[Indianapolis:]
Part of me wanted to miss the bus, or for something to go wrong in Louisville just so I could have one more minute with her. It's always like this. Even when I'm compelled to go, there is such a desire to stay, to damn the consequences. And indeed, there would be consequences. I've seen that before, too.
Some aspects of every trip are the same. Indy and the buzzing lights. Chicago Union Station and the great, depressive and beautiful vacuum of that city. Longing and loneliness. And the obligation to write it all down, to somehow make it all make sense, if only for myself, but maybe -- just maybe -- for some other poor asshole out there who is equally torn apart by a need to Go and to See. Someone else who is tortured by the desire to stay, to leave the road for someone else.

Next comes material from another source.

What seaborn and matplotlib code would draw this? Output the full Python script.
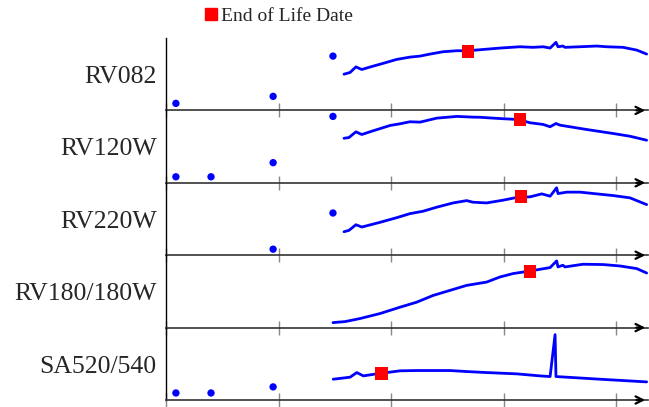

At the 2:45AM ticket check I was again asked about a confirmation number. I'm starting to feel punked.
Buzzing overhead lights
and a four hour layover.
Thoughts of you make me wonder
why it feels so necessary
to be anywhere you're not.
[Near Chicago Union Station]
Of course the ridiculous worries about the "confirmation number" were unfounded. The desk worker in Louisville was clearly mistaken/misinformed/harried. The security guard at the Indy station was probably just being a dick because he picked up on my displeasure about the ticket check. They always state the same legal caveat "I am not biased and will check anyone regardless of what they look like." This gives them the blankt authority to racially and economically profile anyone they want without fear of the guard or the company being sued. And naturally, there are any number of ways to abuse tacit authority at 3AM in a Midwestern bus station.
Power is so predictable.
Give authority to a beaten man
and he will beat anyone down
with savage impunity --
in particular, whoever he blames.
|
Canal Street Entrance, Chicago Union Station |
[In the Great Hall, Union Station, Chicago]
The Great Hall is gorgeous. The lights, the statues, the columns and marble staircases. A mish-mash of Greco-Roman with Digital Age minimalism forced into the crevices. Ornately wrought columns and digital screens. Nothing is so American as our nostalgia for the past that never was -- the carefully and assiduously reconstructed one we write ourselves into as the denouement.
Beautiful as they are
all our grand monuments
harken back to a past
reconstructed from afar
so it necessarily includes
us, whether we belong or not.
[Harmonee Ave/Glenview, IL]
Loaded for bear
more people than seats
our steel horse barrels westward
breaching the ragged edge
in search of soul, Big Sky and light.
[Flooded plains outside Columbus, Wisconsin]
Downed and drought
are the only cycles
anyone can really count on.
Everything else is Faith.
[All that's left is the thaw]
Snow lingers west of the Wisconsin Dells. Dirty, tired looking stuff. Knee high piles along the outside
|
St. Paul-Minneapolis, MN - Union Depot (MSP) |
edges and corners of muddy unplanted cornfields. Tiny blankets wrapped around the base of young sycamores and trimming along creek beds. It's all over but the melting here.
The sun broke out for setting
just east of La Crosse --
piles of dirty snow like shrugged off clothes
lay around the edges
of soon-to-be plowed fields.
[Black River, WI]
Broken up ice islands
The waters are high.
We're coming upon the Mississippi
to breach the great boundary
into Minnesota.
Every time I travel I'm awe struck by how beautiful and how beautifully savage the landscape is.
[First 'Air Break'/ Flood Fight]
Chatted with a woman name Kristy and a man named Dean, both from Fargo. They were strangers to each other but both going home. When they found out they were both from the same place, they started talking about the 'Flood Fight.' Every year when the snow melts, people volunteer to make sandbags to stave off the inevitable flooding of the North River. Dean is volunteering for the first time in several years. Kristy volunteers every year, but her job allows her to volunteer and get paid for it. Dean said they are calling for 1 million sand bags this year. Kristy said they are expecting floods about 41 feet, worse than 1997.
All I said was that water always runs down river eventually. All I thought about was how much we don't need the water to rise anymore at home. But that's life -- it's all connected and everything runs downstream eventually.